All’epoca, la scelta di Zaia e Cota fu vista come un tentativo di riavvicinamento tra la Lega e la Chiesa cattolica, che infatti applaudì i due governatori. In realtà, più che al Vaticano, il partito si stava sempre più avvicinando a tutto quel movimentismo neocattolico che nel giro di pochi anni si riunirà intorno alla lotta “anti-gender”. È in questo periodo che le posizioni della Lega sull’aborto si fanno sempre più compatte e intransigenti, anche grazie a figure come l’ex europarlamentare e ora presidente della Camera Lorenzo Fontana (che definì l’aborto “la prima causa di femminicidio al mondo”) e l’ex senatore Simone Pillon (secondo cui “non dovremmo discutere se l’aborto è lecito”).

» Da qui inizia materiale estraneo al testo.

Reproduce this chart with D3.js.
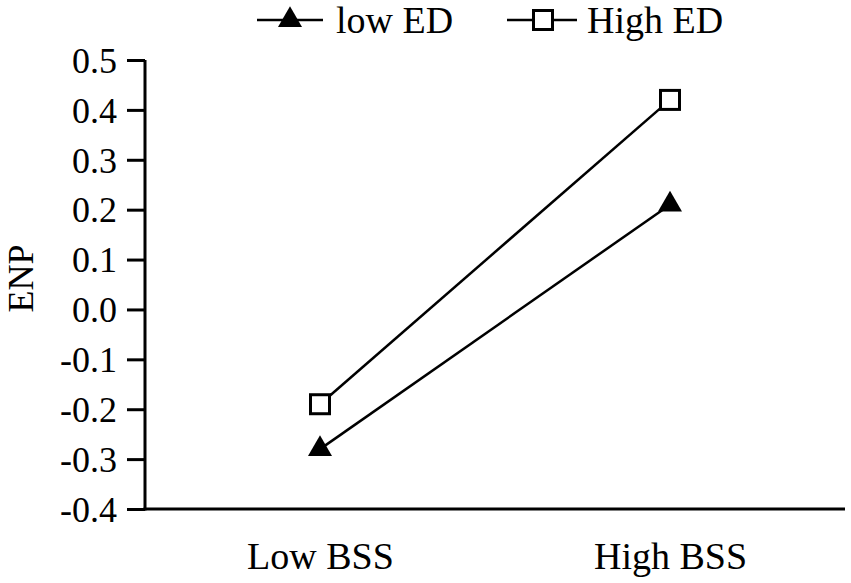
<!DOCTYPE html>
<html>
<head>
<meta charset="utf-8">
<script src="https://cdn.jsdelivr.net/npm/d3@7"></script>
<style>
  body { margin: 0; background: #fff; }
  svg text { font-family: "Liberation Serif", "Times New Roman", serif; fill: #000; }
</style>
</head>
<body>
<div id="chart"></div>
<script>
// x categories
const categories = ["Low BSS", "High BSS"];
// series values
const lowED = [-0.28, 0.21];
const highED = [-0.19, 0.42];
const seriesNames = ["low ED", "High ED"];
// y tick values
const yTicks = [-0.4, -0.3, -0.2, -0.1, 0.0, 0.1, 0.2, 0.3, 0.4, 0.5];

const W = 851, H = 583;
const margin = { top: 60, right: 6, bottom: 74, left: 145 };
const width = W - margin.left - margin.right,
      height = H - margin.top - margin.bottom;

const svg = d3.select("#chart")
    .append("svg")
    .attr("width", W)
    .attr("height", H)
    .append("g")
    .attr("transform", "translate(" + margin.left + "," + margin.top + ")");

const x = d3.scalePoint()
    .domain(categories)
    .range([0, width])
    .padding(0.5);

const y = d3.scaleLinear()
    .domain([-0.4, 0.5])
    .range([height, 0]);

// plain hyphen for negatives, like the original
const fmt = d => d.toFixed(1).replace("−", "-");

// y axis
const yAxis = svg.append("g")
    .call(d3.axisLeft(y).tickValues(yTicks).tickFormat(fmt).tickSize(18).tickPadding(10));
yAxis.select(".domain").attr("stroke-width", 3).attr("d", "M0," + (height + 1.5) + "V0");
yAxis.selectAll(".tick line").attr("stroke-width", 3);
yAxis.selectAll(".tick text").style("font-size", "36px").attr("dy", "0.34em");

// x axis
const xAxis = svg.append("g")
    .attr("transform", "translate(0," + height + ")")
    .call(d3.axisBottom(x).tickSize(0).tickPadding(33));
xAxis.select(".domain").attr("stroke-width", 3).attr("d", "M-1.5,0H" + width);
xAxis.selectAll(".tick text").style("font-size", "38px").attr("dy", "0.71em");

// y label
svg.append("text")
    .attr("transform", "rotate(-90)")
    .attr("x", -(y(0.05)) + 6)
    .attr("y", -112)
    .attr("text-anchor", "middle")
    .style("font-size", "36px")
    .text("ENP");

const line = d3.line()
    .x((d, i) => x(categories[i]))
    .y(d => y(d));

const tri = d3.symbol().type(d3.symbolTriangle).size(250);

// lines
[lowED, highED].forEach(vals => {
    svg.append("path")
        .attr("d", line(vals))
        .attr("fill", "none")
        .attr("stroke", "#000")
        .attr("stroke-width", 2.5);
});

// triangles (low ED)
svg.selectAll(".tri")
    .data(lowED)
    .enter()
    .append("path")
    .attr("class", "tri")
    .attr("transform", (d, i) => "translate(" + x(categories[i]) + "," + y(d) + ")")
    .attr("d", tri)
    .attr("fill", "#000");

// squares (High ED)
svg.selectAll(".sq")
    .data(highED)
    .enter()
    .append("rect")
    .attr("class", "sq")
    .attr("x", (d, i) => x(categories[i]) - 9.5)
    .attr("y", d => y(d) - 9.5)
    .attr("width", 19)
    .attr("height", 19)
    .attr("fill", "#fff")
    .attr("stroke", "#000")
    .attr("stroke-width", 3);

// legend
const legend = d3.select("svg").append("g");
const lg1 = legend.append("g").attr("transform", "translate(257,20)");
lg1.append("line").attr("x1", 0).attr("x2", 66).attr("stroke", "#000").attr("stroke-width", 2.5);
lg1.append("path").attr("transform", "translate(33,0)").attr("d", tri).attr("fill", "#000");
lg1.append("text").attr("x", 79).attr("y", 13).style("font-size", "38px").text(seriesNames[0]);

const lg2 = legend.append("g").attr("transform", "translate(507,20)");
lg2.append("line").attr("x1", 0).attr("x2", 70).attr("stroke", "#000").attr("stroke-width", 2.5);
lg2.append("rect").attr("x", 26.5).attr("y", -9.5).attr("width", 19).attr("height", 19)
    .attr("fill", "#fff").attr("stroke", "#000").attr("stroke-width", 3);
lg2.append("text").attr("x", 80).attr("y", 13).style("font-size", "38px").text(seriesNames[1]);
</script>
</body>
</html>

A livello locale, la Lega cominciò a sostenere i gruppi antiabortisti e si fece promotrice di diverse iniziative, come l’istituzione dei cimiteri dei feti, le mozioni per la “città della vita” o i fondi per convincere le donne a non abortire, come quello recentemente approvato dalla regione Umbria, dove governa la Lega. Nel 2019, diversi candidati leghisti alle elezioni europee firmarono un impegno con il Comitato Difendiamo i Nostri Figli per “avversare con ogni mezzo legittimo i pretesi diritti d’aborto e d’eutanasia”. Iniziative analoghe sono state ripetute anche per altri appuntamenti elettorali, come le elezioni regionali del 2023 in cui i candidati si sono impegnati a difendere il “principio di indisponibilità della vita umana dal concepimento alla morte naturale”.
In tutti questi anni, il leader del partito Matteo Salvini ha però rilasciato dichiarazioni ambigue sull’aborto. Durante un comizio del 2020, parlando della presenza di persone straniere nei pronto soccorso, riferì di aver sentito alcune infermiere lamentarsi perché c’erano donne che andavano a interrompere la gravidanza più di una volta. Il segretario della Lega disse che non voleva entrare “nel merito di una scelta che compete solo alla donna”, ma che non si poteva “arrivare a prendere il pronto soccorso come la soluzione a uno stile di vita incivile”. Nel 2021, durante un discorso al Senato, Salvini inoltre parlò di “pillole abortive regalate per strada a chiunque”, riferendosi all’aggiornamento delle linee di indirizzo sulla Ru486. L’anno seguente, rispondendo a delle storie Instagram dell’influencer Chiara Ferragni, che si era detta preoccupata di una possibile marcia indietro sulla 194 con un governo di destra, il leader della Lega difese la libertà di scelta, ma contemporaneamente richiamò come modello le leggi contro l’aborto in Ungheria. Anche in un video pubblicato successivamente sui social, ribadì che per quanto riguarda la Lega “la parola spetta sempre e comunque alla donna”, ma che bisogna anche sostenere “le attività incredibili e generose dei Centro di aiuto alla vita”.
L’impressione è che, a parole, la Lega voglia mostrarsi come una forza progressista sull’aborto, o perlomeno non troppo conservatrice. Ma i fatti smentiscono più volte la sua posizione: nel 2019, quando era ministro dell’interno, Salvini patrocinò la convention antiabortista del Congresso delle famiglie di Verona (per poi ritirare il patrocinio a seguito delle numerose polemiche). Anche se rassicurò l’opinione pubblica ribadendo di non voler “togliere diritti” a nessuno, appoggiare pubblicamente e partecipare come relatore a un congresso i cui organizzatori pensano che “l’aborto uccide 6 milioni di bambini ogni anno” o che è un gesto “da cannibali” forse non fu la strategia vincente per dimostrare che la Lega è davvero a favore della libertà di scelta.